Le 2 septembre 2024, une crainte s’est propagée comme une traînée de poudre dans les couloirs de Bercy. Les documents budgétaires envoyés par Bruno Le Maire, ministre démissionnaire de l’Économie, et Thomas Cazenave, ministre délégué aux Comptes publics, ont révélé un risque de dérapage du déficit public pour l’année 2025.
Alors que le gouvernement sortant visait un déficit de 5,1% du PIB pour 2024, déjà beaucoup trop élevé, les projections indiquent que ce chiffre pourrait atteindre 5,6% sans intervention corrective, donc des économies et de l’austérité. Une nouvelle qui remet en question les objectifs de stabilité budgétaire fixés par le gouvernement et, surtout, l’Union européenne.
L’alerte de Bercy : Une croissance revue à la baisse et des recettes fiscales en chute libre
Le contexte économique actuel ne laisse guère de place à l’optimisme. Comme le dévoile le journal Les Echos ce lundi 2 septembre 2024, le ministère de l’Économie table désormais sur une croissance de seulement 1,1% pour les années 2024 et 2025, en baisse par rapport aux prévisions initiales de 1,4%.
A chacun sa propre responsabilité dans des contextes différents – source : Insee
Cette révision à la baisse complique encore davantage l’équation budgétaire, les rentrées fiscales étant moins bonnes que prévu, notamment pour la TVA, l’impôt sur le revenu, et l’impôt sur les sociétés. Ces recettes en chute libre accentuent la pression sur les finances publiques, rendant la perspective d’un déficit qui serait même supérieur à 5,6% du PIB de plus en plus probable.
Déficit public qui dérape : la faute aux collectivités locales ?
Un autre élément qui inquiète le gouvernement démissionnaire est le dérapage spectaculaire des finances des collectivités locales, qui pourrait à lui seul alourdir les comptes publics de 16 milliards d’euros en 2024. Cette augmentation rapide des dépenses locales ajoute un poids supplémentaire sur le budget national, déjà fragilisé.
Déficit de l’État : Recettes – Dépenses (2017 – 2024) – source : France-inflation.com
Bercy avait pourtant proposé, début 2024, un projet de loi de finances rectificative (PLFR) qui incluait un mécanisme contraignant sur les collectivités locales, rappelle Les Echos. Ce mécanisme, rejeté par Emmanuel Macron, prévoyait une diminution de leur dotation globale de fonctionnement (DGF) en cas d’absence d’économies. Le rejet de cette mesure est désormais perçu comme une occasion manquée de redresser les finances publiques.
Que pourra faire le gouvernement pour redresser la situation des finances publiques françaises ?

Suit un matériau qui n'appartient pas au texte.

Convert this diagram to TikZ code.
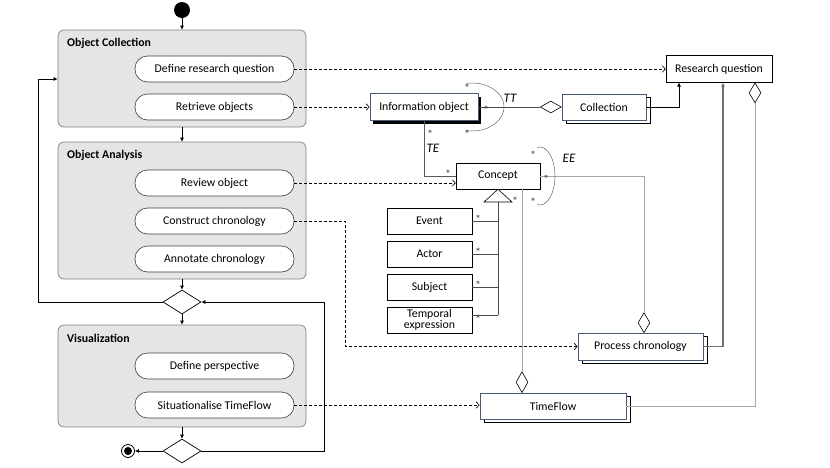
\documentclass[tikz,border=0pt]{standalone}
\usepackage{fontspec}
\setmainfont{Carlito}
\usetikzlibrary{arrows.meta,shadows,shapes.geometric}
\definecolor{uborder}{HTML}{4A5A78}
\definecolor{lgray}{HTML}{A6A6A6}
\definecolor{mgray}{HTML}{707070}
\begin{document}
\begin{tikzpicture}[x=1pt,y=-1pt,font=\fontsize{11.8}{13}\selectfont,
  container/.style={draw=black!50, fill=black!10, rounded corners=6pt, minimum width=248pt, line width=0.7pt, inner sep=0pt},
  pill/.style={draw=black!75, fill=white, rounded corners=12.5pt, minimum width=159pt, minimum height=26pt, inner sep=0pt, line width=0.6pt},
  ctitle/.style={font=\fontsize{11.8}{13}\selectfont\bfseries, anchor=west, inner sep=0pt},
  flow/.style={draw=black, line width=0.7pt, -{Latex[length=4pt,width=4pt]}},
  dep/.style={draw=black, line width=0.6pt, dash pattern=on 3pt off 2pt, -{Straight Barb[length=3pt,width=6.5pt]}},
  cls/.style={draw=black, fill=white, inner sep=1pt, line width=0.6pt},
  multi/.style={draw=uborder, fill=white, inner sep=1pt, line width=0.8pt,
    general shadow={draw=black, fill=white, line width=0.7pt, shadow xshift=4pt, shadow yshift=-3pt}},
  decision/.style={draw=black, fill=white, diamond, minimum width=38pt, minimum height=24pt, inner sep=0pt, line width=0.7pt},
  agg/.style={draw=black, fill=white, diamond, inner sep=0pt, line width=0.6pt},
  assoc/.style={draw=black!70, line width=0.5pt},
  lline/.style={draw=lgray, line width=0.8pt},
  star/.style={font=\fontsize{12}{12}\selectfont, text=black!75, inner sep=0pt, yshift=-3pt},
  role/.style={font=\fontsize{13}{14}\selectfont\itshape, inner sep=0pt}]

\useasboundingbox (0,0) rectangle (830,467);

% ---------- activity side ----------
\node[circle, fill=black, minimum size=16pt, inner sep=0pt] (start) at (182,10) {};

\node[container, minimum height=97pt] (oc) at (182,78.5) {};
\node[ctitle] (oct) at (67,43) {Object Collection};
\node[pill] (drq) at (214.5,69) {Define research question};
\node[pill] (ro) at (214.5,107) {Retrieve objects};

\node[container, minimum height=137pt] (oa) at (182,210.5) {};
\node[ctitle] (oat) at (67,155) {Object Analysis};
\node[pill] (rev) at (214.5,183) {Review object};
\node[pill] (cc) at (214.5,221) {Construct chronology};
\node[pill] (ac) at (214.5,259) {Annotate chronology};

\node[decision] (d1) at (182,302) {};

\node[container, minimum height=102pt] (vis) at (182,376) {};
\node[ctitle] (vist) at (67,338) {Visualization};
\node[pill] (dp) at (214.5,366) {Define perspective};
\node[pill] (st) at (214.5,405) {Situationalise TimeFlow};

\node[decision] (d2) at (182,451) {};
\node[circle, draw=black, line width=0.8pt, minimum size=13pt, inner sep=0pt] (endo) at (128,451) {};
\node[circle, fill=black, minimum size=8pt, inner sep=0pt] (endi) at (128,451) {};

\draw[flow] (start) -- (oc);
\draw[flow] (oc) -- (oa);
\draw[flow] (oa) -- (d1);
\draw[flow] (d1) -- (vis);
\draw[flow] (vis) -- (d2);
\draw[flow] (d2) -- (endo);
\coordinate (loopL) at (38,79);
\draw[flow] (d1.west) -| (loopL) -- (oc.west |- loopL);
\coordinate (loopR) at (324,302);
\draw[flow] (d2.east) -| (loopR) -- (d1.east);

% ---------- class side ----------
\node[cls, minimum width=106pt, minimum height=27pt] (rq) at (719,69) {Research question};
\node[cls, draw=uborder, line width=0.8pt, minimum width=108pt, minimum height=27pt,
  general shadow={fill=black, shadow xshift=3pt, shadow yshift=-3pt}] (io) at (424,107) {Information object};
\node[multi, minimum width=84pt, minimum height=26pt] (col) at (604,107) {Collection};
\node[cls, minimum width=84pt, minimum height=26pt] (concept) at (498,176) {Concept};
\node[multi, minimum width=125pt, minimum height=27pt] (pc) at (640.5,346.5) {Process chronology};
\node[multi, minimum width=146pt, minimum height=26pt] (tf) at (553,406) {TimeFlow};

\node[cls, minimum width=85pt, minimum height=26pt] (ev) at (429.5,221) {Event};
\node[cls, minimum width=85pt, minimum height=26pt] (act) at (429.5,254) {Actor};
\node[cls, minimum width=85pt, minimum height=26pt] (subj) at (429.5,287) {Subject};
\node[cls, minimum width=85pt, minimum height=26pt, align=center, font=\fontsize{11.8}{11.5}\selectfont, inner sep=0pt] (temp) at (429.5,320) {Temporal\\expression};

% aggregation diamonds
\node[agg, minimum width=21pt, minimum height=12pt, anchor=east] (cdia) at (col.west) {};
\node[agg, minimum width=12pt, minimum height=20pt, anchor=north] (rqd) at (755,82.5) {};
\node[agg, minimum width=12pt, minimum height=20pt, anchor=south] (pcd) at (644,333) {};
\node[agg, minimum width=12pt, minimum height=21pt, anchor=south] (tfd) at (522,393) {};

% dependencies
\draw[dep] (drq.east) -- (rq.west);
\draw[dep] (ro.east) -- (io.west);
\draw[dep] (rev.east) -- (concept.west |- rev.east);
\coordinate (ccx) at (345,0);
\draw[dep] (cc.east) -- (cc.east -| ccx) |- (pc.west);
\draw[dep] (st.east) -- (tf.west |- st.east);

% associations
\draw[assoc] (io.east) -- (cdia.west);
\coordinate (rqA) at (679,82.5);
\draw[flow, line width=0.6pt] (col.east) -| (rqA);
\coordinate (rqB) at (723,82.5);
\draw[draw=mgray, line width=1.2pt, -{Latex[length=4pt,width=4pt]}] (pc.east) -| (rqB);
\draw[lline] (rqd.south) |- (tf.east);
\draw[lline] (concept.east) -| (pcd.north);
\draw[lline] (concept.south -| tfd.north) -- (tfd.north);
\draw[draw=black!65, line width=0.6pt] (io.south) |- (concept.west);

% self loops
\draw[draw=black!60, line width=0.5pt] (472,107) ++(100:32 and 24) arc[start angle=100, end angle=-100, x radius=32, y radius=24];
\draw[draw=black!60, line width=0.5pt] (540,176) ++(100:15 and 29) arc[start angle=100, end angle=-100, x radius=15, y radius=29];

% generalization
\coordinate (gapex) at (concept.south);
\coordinate (gbase) at (498,202);
\coordinate (gbot) at (498,315);
\draw[assoc] (gbase) -- (gbot);
\draw[assoc] (ev.east) -- (ev.east -| gbase);
\draw[assoc] (act.east) -- (act.east -| gbase);
\draw[assoc] (subj.east) -- (subj.east -| gbase);
\draw[assoc] (temp.east |- gbot) -- (gbot);
\draw[draw=black, fill=white, line width=0.6pt] (484,202) -- (gapex) -- (512,202) -- cycle;

% multiplicities
\node[star] (s1) at (467,85) {*};
\node[star] (s2) at (486,107) {*};
\node[star] (s3) at (467,131) {*};
\node[star] (s4) at (430,131) {*};
\node[star] (s5) at (448,171) {*};
\node[star] (s6) at (533,152) {*};
\node[star] (s7) at (546,176) {*};
\node[star] (s8) at (533,199) {*};
\node[star] (s9) at (515,198) {*};
\node[star] (s10) at (478,216) {*};
\node[star] (s11) at (478,249) {*};
\node[star] (s12) at (478,282) {*};
\node[star] (s13) at (478,316) {*};

\node[role] (tt) at (510,98) {TT};
\node[role] (te) at (433,148) {TE};
\node[role] (ee) at (569,158) {EE};

\end{tikzpicture}
\end{document}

Le prochain Premier ministre, qu’Emmanuel Macron tarde à nommer et qui aura la lourde tâche de gérer cette situation critique, devra trouver environ 15 milliards d’euros pour ramener le déficit à l’objectif de 5,1% en 2024. L’austérité annoncée semble désormais inévitable, ce qui risque de peser sur les ménages, le gouvernement semblant refuser toute option pour augmenter la fiscalité des plus riches.
Plusieurs options sont envisagées pour atteindre cet objectif : la taxation des rentes des énergéticiens et des rachats d’actions pourrait rapporter 3 milliards d’euros en 2024. De plus, le gouvernement sortant a laissé 16,7 milliards d’euros de crédits gelés, dont le prochain gouvernement devra décider de l’annulation partielle ou totale. Néanmoins, même avec ces mesures, il est probable que le déficit final se situe entre 5,1% et 5,6%, selon des sources au sein de l’exécutif relayées par Les Échos.

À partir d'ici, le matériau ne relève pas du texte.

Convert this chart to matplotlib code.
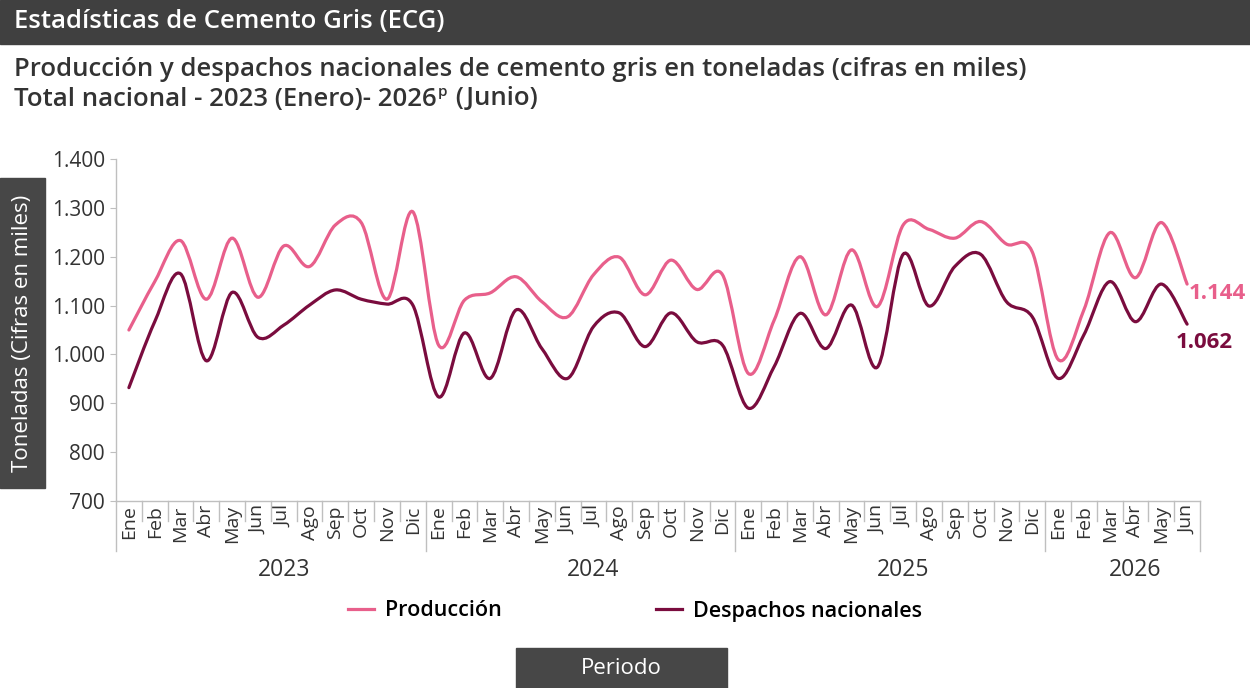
import numpy as np
import matplotlib.pyplot as plt
from matplotlib.path import Path
from matplotlib.patches import PathPatch, Rectangle
from matplotlib.lines import Line2D

plt.rcParams['font.family'] = ['Open Sans', 'DejaVu Sans']

# Datos (miles de toneladas), Ene 2023 - Jun 2026
meses = ["Ene", "Feb", "Mar", "Abr", "May", "Jun",
         "Jul", "Ago", "Sep", "Oct", "Nov", "Dic"]
anios = ["2023", "2024", "2025", "2026"]
meses_por_anio = [12, 12, 12, 6]

produccion = [1050, 1149, 1233, 1113, 1238, 1117, 1222, 1180, 1265, 1270, 1113, 1292,
              1019, 1111, 1126, 1159, 1108, 1077, 1163, 1199, 1122, 1193, 1133, 1163,
              961, 1070, 1200, 1081, 1214, 1098, 1265, 1256, 1238, 1272, 1226, 1210,
              990, 1091, 1249, 1157, 1270, 1144]
despachos = [932, 1067, 1165, 987, 1127, 1035, 1060, 1101, 1132, 1113, 1103, 1101,
             913, 1044, 951, 1091, 1012, 951, 1057, 1085, 1016, 1085, 1026, 1019,
             890, 975, 1084, 1012, 1101, 974, 1205, 1099, 1180, 1205, 1108, 1077,
             951, 1040, 1149, 1067, 1144, 1062]

etiquetas = []
for n in meses_por_anio:
    etiquetas += meses[:n]

rosa = "#e85f8b"
vino = "#7a0c3e"
gris_caja = "#404040"
texto = "#333333"


def curva_suave(x, y):
    # Bezier tipo Catmull-Rom para la linea suavizada
    pts = np.column_stack([x, y]).astype(float)
    ext = np.vstack([pts[0], pts, pts[-1]])
    verts = [pts[0]]
    codes = [Path.MOVETO]
    for i in range(1, len(ext) - 2):
        p0, p1, p2, p3 = ext[i - 1], ext[i], ext[i + 1], ext[i + 2]
        c1 = p1 + (p2 - p0) / 6.0
        c2 = p2 - (p3 - p1) / 6.0
        verts += [c1, c2, p2]
        codes += [Path.CURVE4] * 3
    return Path(verts, codes)


W, H = 1250, 688
fig = plt.figure(figsize=(W / 100, H / 100), dpi=100)
fig.patch.set_facecolor("white")


def fx(px):
    return px / W


def fy(py):
    return 1 - py / H


ax = fig.add_axes([fx(116), fy(501), (1200 - 116) / W, (501 - 159) / H])

# encabezado
fig.patches.append(Rectangle((0, fy(44)), 1, 44 / H, transform=fig.transFigure,
                             color=gris_caja, zorder=0))
fig.text(fx(14), fy(22), "Estadísticas de Cemento Gris (ECG)", color="white",
         fontsize=18.5, fontweight="semibold", va="center", ha="left")

fig.text(fx(14), fy(69), "Producción y despachos nacionales de cemento gris en toneladas (cifras en miles)",
         color=texto, fontsize=18.5, fontweight="semibold", va="center", ha="left")
t2 = fig.text(fx(14), fy(99), "Total nacional - 2023 (Enero)- 2026", color=texto,
              fontsize=18.5, fontweight="semibold", va="center", ha="left")
ax.annotate("p", xy=(1, 0.5), xycoords=t2, xytext=(1, 0), textcoords="offset points",
            color=texto, fontsize=11, fontweight="semibold", va="bottom", ha="left",
            annotation_clip=False)
ax.annotate(" (Junio)", xy=(1, 0.5), xycoords=t2, xytext=(9, 0), textcoords="offset points",
            color=texto, fontsize=18.5, fontweight="semibold", va="center", ha="left",
            annotation_clip=False)

x = np.arange(len(produccion))
ax.add_patch(PathPatch(curva_suave(x, produccion), fill=False, edgecolor=rosa,
                       linewidth=2.3, capstyle="round", zorder=3))
ax.add_patch(PathPatch(curva_suave(x, despachos), fill=False, edgecolor=vino,
                       linewidth=2.3, capstyle="round", zorder=3))

ax.set_xlim(-0.5, len(x) - 0.5)
ax.set_ylim(700, 1400)
ax.set_yticks(np.arange(700, 1401, 100))
ax.set_yticklabels([f"{v:,}".replace(",", ".") for v in range(700, 1401, 100)],
                   fontsize=15, color=texto)
ax.tick_params(axis="y", length=4, color="#bfbfbf", pad=4)

for s in ["top", "right"]:
    ax.spines[s].set_visible(False)
for s in ["left", "bottom"]:
    ax.spines[s].set_color("#bfbfbf")
    ax.spines[s].set_linewidth(1)

ax.set_xticks(x)
ax.set_xticklabels(etiquetas, rotation=90, fontsize=14, color=texto, va="top")
ax.tick_params(axis="x", length=0, pad=3)

# separadores de meses y anios
trans = ax.get_xaxis_transform()
fin_anios = np.cumsum(meses_por_anio)
ini_anios = np.concatenate([[0], fin_anios[:-1]])
px_ax = 501 - 159
for b in range(len(x) + 1):
    largo = 50 if (b in ini_anios or b == len(x)) else 20
    ax.plot([b - 0.5, b - 0.5], [0, -largo / px_ax], transform=trans, color="#bfbfbf",
            linewidth=1, clip_on=False)

for anio, i0, n in zip(anios, ini_anios, meses_por_anio):
    ax.text(i0 + n / 2, -69 / px_ax, anio, transform=trans, ha="center", va="center",
            fontsize=16.5, color=texto)

# etiquetas finales
ax.annotate(f"{produccion[-1]:,}".replace(",", "."), xy=(x[-1], produccion[-1]),
            xytext=(1, -7), textcoords="offset points", ha="left", va="center",
            fontsize=16, fontweight="bold", color=rosa, annotation_clip=False)
ax.annotate(f"{despachos[-1]:,}".replace(",", "."), xy=(x[-1], despachos[-1]),
            xytext=(-8, -13), textcoords="offset points", ha="left", va="center",
            fontsize=16, fontweight="bold", color=vino, annotation_clip=False)

# caja del eje y
fig.patches.append(Rectangle((0, fy(488)), 45 / W, (488 - 178) / H, transform=fig.transFigure,
                             color="#474747", zorder=0))
fig.text(fx(22.5), fy(333), "Toneladas (Cifras en miles)", rotation=90, color="white",
         fontsize=16, ha="center", va="center")

# leyenda
handles = [Line2D([], [], color=rosa, linewidth=2.3), Line2D([], [], color=vino, linewidth=2.3)]
fig.legend(handles, ["Producción", "Despachos nacionales"], loc="center",
           bbox_to_anchor=(fx(635), fy(611)), ncol=2, frameon=False,
           prop={"size": 15.5, "weight": "semibold"}, handlelength=1.2,
           handletextpad=0.5, columnspacing=7.2)

# caja Periodo
fig.patches.append(Rectangle((fx(516), 0), (727 - 516) / W, 40 / H, transform=fig.transFigure,
                             color="#474747", zorder=0))
fig.text(fx(621.5), fy(668), "Periodo", color="white", fontsize=16, ha="center", va="center")

fig.savefig("out.png", dpi=100)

Fin octobre : le verdict budgétaire et les conséquences – montage : clubespace21.fr
Déficit : la France file tout droit vers une sanction européenne
Le risque de dépassement du déficit au-delà de 5,6 % en 2024 est particulièrement préoccupant dans le cadre du pacte de stabilité de l’Union européenne. Ce pacte impose aux États membres de maintenir leur déficit en dessous de 3 % du PIB, un seuil que la France pourrait largement dépasser si des mesures correctives ne sont pas mises en œuvre rapidement.
Un tel dérapage pourrait entraîner des sanctions de la part de l’UE, compliquant encore davantage la situation économique du pays. D’ailleurs, l’Union européenne surveille de près la France à ce sujet et se préparerait à sévir.